◆ **Task objective**
Write out the full listing exactly as given, minus the images.

◆ **Data block**
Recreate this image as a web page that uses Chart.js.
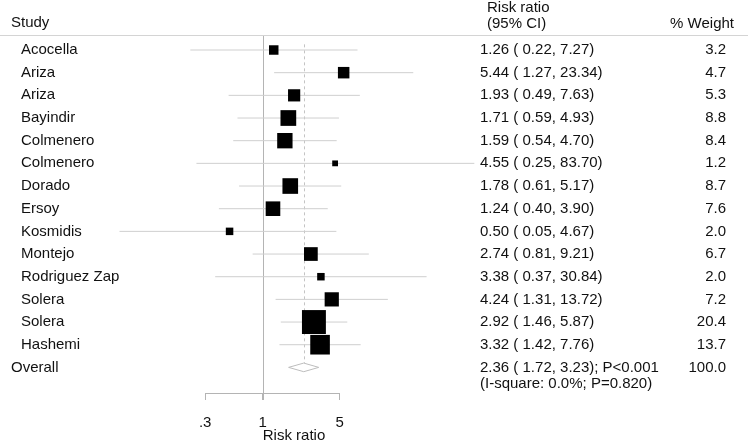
<!DOCTYPE html>
<html>
<head>
<meta charset="utf-8">
<script src="https://cdn.jsdelivr.net/npm/chart.js@4.4.0/dist/chart.umd.min.js"></script>
<style>
  body { margin: 0; background: #fff; }
</style>
</head>
<body>
<canvas id="forest" width="748" height="442"></canvas>
<script>
// Data til forest plot
var studies = ["Acocella", "Ariza", "Ariza", "Bayindir", "Colmenero", "Colmenero", "Dorado", "Ersoy", "Kosmidis", "Montejo", "Rodriguez Zap", "Solera", "Solera", "Hashemi"];
var rr      = [1.26, 5.44, 1.93, 1.71, 1.59, 4.55, 1.78, 1.24, 0.50, 2.74, 3.38, 4.24, 2.92, 3.32];
var lower   = [0.22, 1.27, 0.49, 0.59, 0.54, 0.25, 0.61, 0.40, 0.05, 0.81, 0.37, 1.31, 1.46, 1.42];
var upper   = [7.27, 23.34, 7.63, 4.93, 4.70, 83.70, 5.17, 3.90, 4.67, 9.21, 30.84, 13.72, 5.87, 7.76];
var weights = [3.2, 4.7, 5.3, 8.8, 8.4, 1.2, 8.7, 7.6, 2.0, 6.7, 2.0, 7.2, 20.4, 13.7];

var overallRR = 2.36;
var overallLower = 1.72;
var overallUpper = 3.23;
var overallWeight = 100.0;
var overallNote = ["2.36 ( 1.72, 3.23); P<0.001", "(I-square: 0.0%; P=0.820)"];

var tickValues = [0.3, 1, 5];
var tickLabels = [".3", "1", "5"];

var FONT = '"Liberation Sans", Arial, Helvetica, sans-serif';
var overallRow = studies.length;

// CI-linjer med huller imellem
var ciData = [];
studies.forEach(function (s, i) {
    ciData.push({ x: lower[i], y: i }, { x: upper[i], y: i }, { x: null, y: null });
});

var boxData = rr.map(function (v, i) { return { x: v, y: i }; });

var dh = 0.19; // halv hoejde af diamanten (i raekker)
var diamondData = [
    { x: overallLower, y: overallRow },
    { x: overallRR, y: overallRow - dh },
    { x: overallUpper, y: overallRow },
    { x: overallRR, y: overallRow + dh },
    { x: overallLower, y: overallRow }
];

// Tekst, referencelinjer og akse-linje
var forestPlugin = {
    id: 'forest',
    beforeDatasetsDraw: function (chart) {
        var ctx = chart.ctx, xs = chart.scales.x, ys = chart.scales.y, area = chart.chartArea;
        ctx.save();
        ctx.lineWidth = 1;

        // linje under overskrift
        ctx.strokeStyle = '#d4d4d4';
        ctx.beginPath(); ctx.moveTo(0, 35.5); ctx.lineTo(748, 35.5); ctx.stroke();

        // linje ved 1
        var x1 = Math.round(xs.getPixelForValue(1)) + 0.5;
        ctx.strokeStyle = '#b4b4b4';
        ctx.beginPath(); ctx.moveTo(x1, 36); ctx.lineTo(x1, area.bottom + 7); ctx.stroke();

        // akse-linje fra forste til sidste tick
        var yb = Math.round(area.bottom) + 0.5;
        ctx.beginPath();
        ctx.moveTo(xs.getPixelForValue(tickValues[0]), yb);
        ctx.lineTo(xs.getPixelForValue(tickValues[tickValues.length - 1]), yb);
        ctx.stroke();

        // stiplet linje ved samlet estimat
        var xo = Math.round(xs.getPixelForValue(overallRR)) + 0.5;
        ctx.strokeStyle = '#c4c4c4';
        ctx.setLineDash([3, 3]);
        ctx.beginPath();
        ctx.moveTo(xo, ys.getPixelForValue(-0.25));
        ctx.lineTo(xo, ys.getPixelForValue(overallRow - dh));
        ctx.stroke();
        ctx.restore();
    },
    afterDraw: function (chart) {
        var ctx = chart.ctx, ys = chart.scales.y;
        ctx.save();
        ctx.fillStyle = '#111';
        ctx.font = '15px ' + FONT;
        ctx.textBaseline = 'middle';

        // overskrifter
        ctx.textAlign = 'left';
        ctx.fillText('Study', 11, 23);
        ctx.fillText('Risk ratio', 487, 8);
        ctx.fillText('(95% CI)', 487, 24);
        ctx.textAlign = 'right';
        ctx.fillText('% Weight', 734, 24);

        studies.forEach(function (s, i) {
            var y = ys.getPixelForValue(i);
            ctx.textAlign = 'left';
            ctx.fillText(s, 21, y);
            ctx.fillText(rr[i].toFixed(2) + ' ( ' + lower[i].toFixed(2) + ', ' + upper[i].toFixed(2) + ')', 480, y);
            ctx.textAlign = 'right';
            ctx.fillText(weights[i].toFixed(1), 726, y);
        });

        var yo = ys.getPixelForValue(overallRow);
        ctx.textAlign = 'left';
        ctx.fillText('Overall', 11, yo);
        ctx.fillText(overallNote[0], 480, yo);
        ctx.fillText(overallNote[1], 480, yo + 16);
        ctx.textAlign = 'right';
        ctx.fillText(overallWeight.toFixed(1), 726, yo);
        ctx.restore();
    }
};

var ctx = document.getElementById('forest').getContext('2d');
var forestChart = new Chart(ctx, {
    type: 'scatter',
    data: {
        datasets: [{
            data: boxData,
            order: 1,
            pointStyle: 'rect',
            backgroundColor: '#000',
            borderWidth: 0,
            pointRadius: function (c) { return 5.3 * Math.sqrt(weights[c.dataIndex]) / Math.SQRT2; }
        }, {
            data: diamondData,
            order: 2,
            showLine: true,
            pointRadius: 0,
            borderColor: '#bdbdbd',
            borderWidth: 1
        }, {
            data: ciData,
            order: 3,
            showLine: true,
            spanGaps: false,
            pointRadius: 0,
            borderColor: '#cfcfcf',
            borderWidth: 1
        }]
    },
    options: {
        responsive: false,
        animation: false,
        events: [],
        layout: { padding: { left: 110, right: 270, top: 35, bottom: 0 } },
        plugins: { legend: { display: false }, tooltip: { enabled: false } },
        scales: {
            x: {
                type: 'logarithmic',
                min: 0.04098,
                max: 90.40,
                bounds: 'data',
                afterFit: function (axis) { axis.height = 49; },
                afterBuildTicks: function (axis) {
                    axis.ticks = tickValues.map(function (v) { return { value: v }; });
                },
                border: { display: false },
                grid: { drawOnChartArea: false, drawTicks: true, tickLength: 7, color: '#b4b4b4' },
                ticks: {
                    autoSkip: false,
                    maxRotation: 0,
                    padding: 14,
                    color: '#111',
                    font: { family: FONT, size: 15 },
                    callback: function (v, i) { return tickLabels[i]; }
                },
                title: {
                    display: true,
                    text: 'Risk ratio',
                    color: '#111',
                    font: { family: FONT, size: 15, lineHeight: 1 },
                    padding: { top: 0, bottom: -1 }
                }
            },
            y: {
                type: 'linear',
                display: false,
                reverse: true,
                min: -0.662,
                max: 15.13
            }
        }
    },
    plugins: [forestPlugin]
});
</script>
</body>
</html>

◆ **Exercise solution**
Recreate this image as a web page that uses Chart.js.
<!DOCTYPE html>
<html>
<head>
<meta charset="utf-8">
<script src="https://cdn.jsdelivr.net/npm/chart.js@4.4.0/dist/chart.umd.min.js"></script>
<style>
  body { margin: 0; background: #fff; }
</style>
</head>
<body>
<canvas id="forest" width="748" height="442"></canvas>
<script>
// Data til forest plot
var studies = ["Acocella", "Ariza", "Ariza", "Bayindir", "Colmenero", "Colmenero", "Dorado", "Ersoy", "Kosmidis", "Montejo", "Rodriguez Zap", "Solera", "Solera", "Hashemi"];
var rr      = [1.26, 5.44, 1.93, 1.71, 1.59, 4.55, 1.78, 1.24, 0.50, 2.74, 3.38, 4.24, 2.92, 3.32];
var lower   = [0.22, 1.27, 0.49, 0.59, 0.54, 0.25, 0.61, 0.40, 0.05, 0.81, 0.37, 1.31, 1.46, 1.42];
var upper   = [7.27, 23.34, 7.63, 4.93, 4.70, 83.70, 5.17, 3.90, 4.67, 9.21, 30.84, 13.72, 5.87, 7.76];
var weights = [3.2, 4.7, 5.3, 8.8, 8.4, 1.2, 8.7, 7.6, 2.0, 6.7, 2.0, 7.2, 20.4, 13.7];

var overallRR = 2.36;
var overallLower = 1.72;
var overallUpper = 3.23;
var overallWeight = 100.0;
var overallNote = ["2.36 ( 1.72, 3.23); P<0.001", "(I-square: 0.0%; P=0.820)"];

var tickValues = [0.3, 1, 5];
var tickLabels = [".3", "1", "5"];

var FONT = '"Liberation Sans", Arial, Helvetica, sans-serif';
var overallRow = studies.length;

// CI-linjer med huller imellem
var ciData = [];
studies.forEach(function (s, i) {
    ciData.push({ x: lower[i], y: i }, { x: upper[i], y: i }, { x: null, y: null });
});

var boxData = rr.map(function (v, i) { return { x: v, y: i }; });

var dh = 0.19; // halv hoejde af diamanten (i raekker)
var diamondData = [
    { x: overallLower, y: overallRow },
    { x: overallRR, y: overallRow - dh },
    { x: overallUpper, y: overallRow },
    { x: overallRR, y: overallRow + dh },
    { x: overallLower, y: overallRow }
];

// Tekst, referencelinjer og akse-linje
var forestPlugin = {
    id: 'forest',
    beforeDatasetsDraw: function (chart) {
        var ctx = chart.ctx, xs = chart.scales.x, ys = chart.scales.y, area = chart.chartArea;
        ctx.save();
        ctx.lineWidth = 1;

        // linje under overskrift
        ctx.strokeStyle = '#d4d4d4';
        ctx.beginPath(); ctx.moveTo(0, 35.5); ctx.lineTo(748, 35.5); ctx.stroke();

        // linje ved 1
        var x1 = Math.round(xs.getPixelForValue(1)) + 0.5;
        ctx.strokeStyle = '#b4b4b4';
        ctx.beginPath(); ctx.moveTo(x1, 36); ctx.lineTo(x1, area.bottom + 7); ctx.stroke();

        // akse-linje fra forste til sidste tick
        var yb = Math.round(area.bottom) + 0.5;
        ctx.beginPath();
        ctx.moveTo(xs.getPixelForValue(tickValues[0]), yb);
        ctx.lineTo(xs.getPixelForValue(tickValues[tickValues.length - 1]), yb);
        ctx.stroke();

        // stiplet linje ved samlet estimat
        var xo = Math.round(xs.getPixelForValue(overallRR)) + 0.5;
        ctx.strokeStyle = '#c4c4c4';
        ctx.setLineDash([3, 3]);
        ctx.beginPath();
        ctx.moveTo(xo, ys.getPixelForValue(-0.25));
        ctx.lineTo(xo, ys.getPixelForValue(overallRow - dh));
        ctx.stroke();
        ctx.restore();
    },
    afterDraw: function (chart) {
        var ctx = chart.ctx, ys = chart.scales.y;
        ctx.save();
        ctx.fillStyle = '#111';
        ctx.font = '15px ' + FONT;
        ctx.textBaseline = 'middle';

        // overskrifter
        ctx.textAlign = 'left';
        ctx.fillText('Study', 11, 23);
        ctx.fillText('Risk ratio', 487, 8);
        ctx.fillText('(95% CI)', 487, 24);
        ctx.textAlign = 'right';
        ctx.fillText('% Weight', 734, 24);

        studies.forEach(function (s, i) {
            var y = ys.getPixelForValue(i);
            ctx.textAlign = 'left';
            ctx.fillText(s, 21, y);
            ctx.fillText(rr[i].toFixed(2) + ' ( ' + lower[i].toFixed(2) + ', ' + upper[i].toFixed(2) + ')', 480, y);
            ctx.textAlign = 'right';
            ctx.fillText(weights[i].toFixed(1), 726, y);
        });

        var yo = ys.getPixelForValue(overallRow);
        ctx.textAlign = 'left';
        ctx.fillText('Overall', 11, yo);
        ctx.fillText(overallNote[0], 480, yo);
        ctx.fillText(overallNote[1], 480, yo + 16);
        ctx.textAlign = 'right';
        ctx.fillText(overallWeight.toFixed(1), 726, yo);
        ctx.restore();
    }
};

var ctx = document.getElementById('forest').getContext('2d');
var forestChart = new Chart(ctx, {
    type: 'scatter',
    data: {
        datasets: [{
            data: boxData,
            order: 1,
            pointStyle: 'rect',
            backgroundColor: '#000',
            borderWidth: 0,
            pointRadius: function (c) { return 5.3 * Math.sqrt(weights[c.dataIndex]) / Math.SQRT2; }
        }, {
            data: diamondData,
            order: 2,
            showLine: true,
            pointRadius: 0,
            borderColor: '#bdbdbd',
            borderWidth: 1
        }, {
            data: ciData,
            order: 3,
            showLine: true,
            spanGaps: false,
            pointRadius: 0,
            borderColor: '#cfcfcf',
            borderWidth: 1
        }]
    },
    options: {
        responsive: false,
        animation: false,
        events: [],
        layout: { padding: { left: 110, right: 270, top: 35, bottom: 0 } },
        plugins: { legend: { display: false }, tooltip: { enabled: false } },
        scales: {
            x: {
                type: 'logarithmic',
                min: 0.04098,
                max: 90.40,
                bounds: 'data',
                afterFit: function (axis) { axis.height = 49; },
                afterBuildTicks: function (axis) {
                    axis.ticks = tickValues.map(function (v) { return { value: v }; });
                },
                border: { display: false },
                grid: { drawOnChartArea: false, drawTicks: true, tickLength: 7, color: '#b4b4b4' },
                ticks: {
                    autoSkip: false,
                    maxRotation: 0,
                    padding: 14,
                    color: '#111',
                    font: { family: FONT, size: 15 },
                    callback: function (v, i) { return tickLabels[i]; }
                },
                title: {
                    display: true,
                    text: 'Risk ratio',
                    color: '#111',
                    font: { family: FONT, size: 15, lineHeight: 1 },
                    padding: { top: 0, bottom: -1 }
                }
            },
            y: {
                type: 'linear',
                display: false,
                reverse: true,
                min: -0.662,
                max: 15.13
            }
        }
    },
    plugins: [forestPlugin]
});
</script>
</body>
</html>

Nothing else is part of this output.